THE EXERCISE. Leave out the pictures and restate the rest of the data exactly.

DATA SEGMENT.

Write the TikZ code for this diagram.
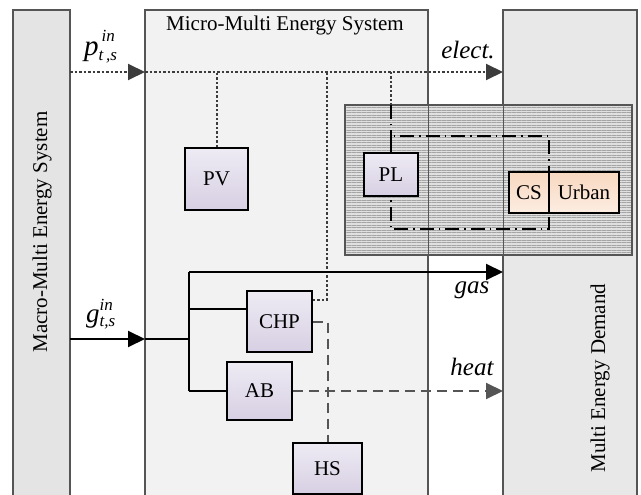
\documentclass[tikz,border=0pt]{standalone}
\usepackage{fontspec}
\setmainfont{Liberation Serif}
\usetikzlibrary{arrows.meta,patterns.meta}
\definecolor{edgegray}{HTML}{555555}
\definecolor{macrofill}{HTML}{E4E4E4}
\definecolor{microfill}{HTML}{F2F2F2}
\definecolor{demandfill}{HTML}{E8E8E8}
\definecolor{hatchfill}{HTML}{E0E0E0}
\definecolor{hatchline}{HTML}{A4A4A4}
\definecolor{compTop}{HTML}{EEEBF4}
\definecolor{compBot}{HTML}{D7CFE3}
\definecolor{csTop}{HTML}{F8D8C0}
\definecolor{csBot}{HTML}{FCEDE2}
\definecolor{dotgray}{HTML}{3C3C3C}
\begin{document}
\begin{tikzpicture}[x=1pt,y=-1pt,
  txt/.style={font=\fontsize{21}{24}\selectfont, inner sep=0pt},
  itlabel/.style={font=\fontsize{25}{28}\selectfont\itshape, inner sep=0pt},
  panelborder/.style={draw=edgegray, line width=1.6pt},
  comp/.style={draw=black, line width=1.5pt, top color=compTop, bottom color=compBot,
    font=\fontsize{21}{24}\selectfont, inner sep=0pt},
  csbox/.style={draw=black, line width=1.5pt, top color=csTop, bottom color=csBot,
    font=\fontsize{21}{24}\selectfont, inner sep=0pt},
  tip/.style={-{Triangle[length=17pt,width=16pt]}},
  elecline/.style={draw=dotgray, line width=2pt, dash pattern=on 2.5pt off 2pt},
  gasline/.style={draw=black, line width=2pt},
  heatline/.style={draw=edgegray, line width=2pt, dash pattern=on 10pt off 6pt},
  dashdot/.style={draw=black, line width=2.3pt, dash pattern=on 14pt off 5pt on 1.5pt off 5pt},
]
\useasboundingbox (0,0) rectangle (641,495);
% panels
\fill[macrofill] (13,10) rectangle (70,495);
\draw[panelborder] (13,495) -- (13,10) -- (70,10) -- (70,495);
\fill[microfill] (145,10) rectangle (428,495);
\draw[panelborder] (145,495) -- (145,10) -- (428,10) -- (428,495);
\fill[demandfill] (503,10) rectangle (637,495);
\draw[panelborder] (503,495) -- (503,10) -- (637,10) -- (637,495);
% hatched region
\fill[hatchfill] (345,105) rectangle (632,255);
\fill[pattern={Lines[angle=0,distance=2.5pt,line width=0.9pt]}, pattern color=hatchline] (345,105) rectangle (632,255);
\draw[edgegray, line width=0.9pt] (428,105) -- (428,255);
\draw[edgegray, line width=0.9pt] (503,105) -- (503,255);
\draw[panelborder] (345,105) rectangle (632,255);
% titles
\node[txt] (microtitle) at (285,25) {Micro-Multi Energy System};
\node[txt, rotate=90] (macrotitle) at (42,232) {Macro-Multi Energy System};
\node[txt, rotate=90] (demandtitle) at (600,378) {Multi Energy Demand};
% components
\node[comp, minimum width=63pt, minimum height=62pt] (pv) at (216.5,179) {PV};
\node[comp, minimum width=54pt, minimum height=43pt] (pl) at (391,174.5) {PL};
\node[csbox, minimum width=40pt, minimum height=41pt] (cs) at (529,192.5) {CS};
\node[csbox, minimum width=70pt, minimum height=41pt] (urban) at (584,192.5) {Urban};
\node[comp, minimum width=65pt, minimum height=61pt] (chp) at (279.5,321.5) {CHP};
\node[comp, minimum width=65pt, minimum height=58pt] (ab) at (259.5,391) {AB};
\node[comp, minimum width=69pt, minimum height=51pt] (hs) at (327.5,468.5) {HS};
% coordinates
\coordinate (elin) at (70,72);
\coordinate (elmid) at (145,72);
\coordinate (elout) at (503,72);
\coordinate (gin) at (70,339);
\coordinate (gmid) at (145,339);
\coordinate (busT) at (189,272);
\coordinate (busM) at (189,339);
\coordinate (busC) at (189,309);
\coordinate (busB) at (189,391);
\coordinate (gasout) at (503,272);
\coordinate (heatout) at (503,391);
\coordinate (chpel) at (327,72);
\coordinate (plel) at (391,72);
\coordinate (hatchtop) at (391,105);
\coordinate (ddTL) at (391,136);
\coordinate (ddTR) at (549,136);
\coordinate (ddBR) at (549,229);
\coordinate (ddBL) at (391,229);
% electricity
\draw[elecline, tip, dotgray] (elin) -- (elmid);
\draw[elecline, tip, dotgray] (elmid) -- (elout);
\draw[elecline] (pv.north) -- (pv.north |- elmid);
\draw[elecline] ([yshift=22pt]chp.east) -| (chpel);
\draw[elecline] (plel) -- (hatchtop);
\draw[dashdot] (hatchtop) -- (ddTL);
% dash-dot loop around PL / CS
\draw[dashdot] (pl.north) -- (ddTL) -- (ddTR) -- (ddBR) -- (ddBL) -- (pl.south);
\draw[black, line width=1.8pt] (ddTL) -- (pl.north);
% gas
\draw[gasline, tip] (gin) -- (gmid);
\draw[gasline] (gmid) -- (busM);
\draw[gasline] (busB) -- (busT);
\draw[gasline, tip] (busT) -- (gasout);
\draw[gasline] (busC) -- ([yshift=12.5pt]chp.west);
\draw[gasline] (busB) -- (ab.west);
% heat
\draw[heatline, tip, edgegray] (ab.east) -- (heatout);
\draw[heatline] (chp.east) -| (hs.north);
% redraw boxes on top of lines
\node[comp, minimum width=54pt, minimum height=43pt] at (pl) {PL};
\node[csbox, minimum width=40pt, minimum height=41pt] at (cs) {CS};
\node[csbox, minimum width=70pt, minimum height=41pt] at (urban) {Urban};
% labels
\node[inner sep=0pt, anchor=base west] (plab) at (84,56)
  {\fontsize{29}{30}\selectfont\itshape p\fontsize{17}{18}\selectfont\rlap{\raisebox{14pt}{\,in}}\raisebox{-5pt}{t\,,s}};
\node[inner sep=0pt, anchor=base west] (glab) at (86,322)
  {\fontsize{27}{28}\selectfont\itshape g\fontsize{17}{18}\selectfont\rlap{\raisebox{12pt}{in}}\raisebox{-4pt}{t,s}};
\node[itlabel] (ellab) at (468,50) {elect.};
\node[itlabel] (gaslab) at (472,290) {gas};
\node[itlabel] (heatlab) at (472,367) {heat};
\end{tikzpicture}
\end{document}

FULL SOLUTION.
Write the TikZ code for this diagram.
\documentclass[tikz,border=0pt]{standalone}
\usepackage{fontspec}
\setmainfont{Liberation Serif}
\usetikzlibrary{arrows.meta,patterns.meta}
\definecolor{edgegray}{HTML}{555555}
\definecolor{macrofill}{HTML}{E4E4E4}
\definecolor{microfill}{HTML}{F2F2F2}
\definecolor{demandfill}{HTML}{E8E8E8}
\definecolor{hatchfill}{HTML}{E0E0E0}
\definecolor{hatchline}{HTML}{A4A4A4}
\definecolor{compTop}{HTML}{EEEBF4}
\definecolor{compBot}{HTML}{D7CFE3}
\definecolor{csTop}{HTML}{F8D8C0}
\definecolor{csBot}{HTML}{FCEDE2}
\definecolor{dotgray}{HTML}{3C3C3C}
\begin{document}
\begin{tikzpicture}[x=1pt,y=-1pt,
  txt/.style={font=\fontsize{21}{24}\selectfont, inner sep=0pt},
  itlabel/.style={font=\fontsize{25}{28}\selectfont\itshape, inner sep=0pt},
  panelborder/.style={draw=edgegray, line width=1.6pt},
  comp/.style={draw=black, line width=1.5pt, top color=compTop, bottom color=compBot,
    font=\fontsize{21}{24}\selectfont, inner sep=0pt},
  csbox/.style={draw=black, line width=1.5pt, top color=csTop, bottom color=csBot,
    font=\fontsize{21}{24}\selectfont, inner sep=0pt},
  tip/.style={-{Triangle[length=17pt,width=16pt]}},
  elecline/.style={draw=dotgray, line width=2pt, dash pattern=on 2.5pt off 2pt},
  gasline/.style={draw=black, line width=2pt},
  heatline/.style={draw=edgegray, line width=2pt, dash pattern=on 10pt off 6pt},
  dashdot/.style={draw=black, line width=2.3pt, dash pattern=on 14pt off 5pt on 1.5pt off 5pt},
]
\useasboundingbox (0,0) rectangle (641,495);
% panels
\fill[macrofill] (13,10) rectangle (70,495);
\draw[panelborder] (13,495) -- (13,10) -- (70,10) -- (70,495);
\fill[microfill] (145,10) rectangle (428,495);
\draw[panelborder] (145,495) -- (145,10) -- (428,10) -- (428,495);
\fill[demandfill] (503,10) rectangle (637,495);
\draw[panelborder] (503,495) -- (503,10) -- (637,10) -- (637,495);
% hatched region
\fill[hatchfill] (345,105) rectangle (632,255);
\fill[pattern={Lines[angle=0,distance=2.5pt,line width=0.9pt]}, pattern color=hatchline] (345,105) rectangle (632,255);
\draw[edgegray, line width=0.9pt] (428,105) -- (428,255);
\draw[edgegray, line width=0.9pt] (503,105) -- (503,255);
\draw[panelborder] (345,105) rectangle (632,255);
% titles
\node[txt] (microtitle) at (285,25) {Micro-Multi Energy System};
\node[txt, rotate=90] (macrotitle) at (42,232) {Macro-Multi Energy System};
\node[txt, rotate=90] (demandtitle) at (600,378) {Multi Energy Demand};
% components
\node[comp, minimum width=63pt, minimum height=62pt] (pv) at (216.5,179) {PV};
\node[comp, minimum width=54pt, minimum height=43pt] (pl) at (391,174.5) {PL};
\node[csbox, minimum width=40pt, minimum height=41pt] (cs) at (529,192.5) {CS};
\node[csbox, minimum width=70pt, minimum height=41pt] (urban) at (584,192.5) {Urban};
\node[comp, minimum width=65pt, minimum height=61pt] (chp) at (279.5,321.5) {CHP};
\node[comp, minimum width=65pt, minimum height=58pt] (ab) at (259.5,391) {AB};
\node[comp, minimum width=69pt, minimum height=51pt] (hs) at (327.5,468.5) {HS};
% coordinates
\coordinate (elin) at (70,72);
\coordinate (elmid) at (145,72);
\coordinate (elout) at (503,72);
\coordinate (gin) at (70,339);
\coordinate (gmid) at (145,339);
\coordinate (busT) at (189,272);
\coordinate (busM) at (189,339);
\coordinate (busC) at (189,309);
\coordinate (busB) at (189,391);
\coordinate (gasout) at (503,272);
\coordinate (heatout) at (503,391);
\coordinate (chpel) at (327,72);
\coordinate (plel) at (391,72);
\coordinate (hatchtop) at (391,105);
\coordinate (ddTL) at (391,136);
\coordinate (ddTR) at (549,136);
\coordinate (ddBR) at (549,229);
\coordinate (ddBL) at (391,229);
% electricity
\draw[elecline, tip, dotgray] (elin) -- (elmid);
\draw[elecline, tip, dotgray] (elmid) -- (elout);
\draw[elecline] (pv.north) -- (pv.north |- elmid);
\draw[elecline] ([yshift=22pt]chp.east) -| (chpel);
\draw[elecline] (plel) -- (hatchtop);
\draw[dashdot] (hatchtop) -- (ddTL);
% dash-dot loop around PL / CS
\draw[dashdot] (pl.north) -- (ddTL) -- (ddTR) -- (ddBR) -- (ddBL) -- (pl.south);
\draw[black, line width=1.8pt] (ddTL) -- (pl.north);
% gas
\draw[gasline, tip] (gin) -- (gmid);
\draw[gasline] (gmid) -- (busM);
\draw[gasline] (busB) -- (busT);
\draw[gasline, tip] (busT) -- (gasout);
\draw[gasline] (busC) -- ([yshift=12.5pt]chp.west);
\draw[gasline] (busB) -- (ab.west);
% heat
\draw[heatline, tip, edgegray] (ab.east) -- (heatout);
\draw[heatline] (chp.east) -| (hs.north);
% redraw boxes on top of lines
\node[comp, minimum width=54pt, minimum height=43pt] at (pl) {PL};
\node[csbox, minimum width=40pt, minimum height=41pt] at (cs) {CS};
\node[csbox, minimum width=70pt, minimum height=41pt] at (urban) {Urban};
% labels
\node[inner sep=0pt, anchor=base west] (plab) at (84,56)
  {\fontsize{29}{30}\selectfont\itshape p\fontsize{17}{18}\selectfont\rlap{\raisebox{14pt}{\,in}}\raisebox{-5pt}{t\,,s}};
\node[inner sep=0pt, anchor=base west] (glab) at (86,322)
  {\fontsize{27}{28}\selectfont\itshape g\fontsize{17}{18}\selectfont\rlap{\raisebox{12pt}{in}}\raisebox{-4pt}{t,s}};
\node[itlabel] (ellab) at (468,50) {elect.};
\node[itlabel] (gaslab) at (472,290) {gas};
\node[itlabel] (heatlab) at (472,367) {heat};
\end{tikzpicture}
\end{document}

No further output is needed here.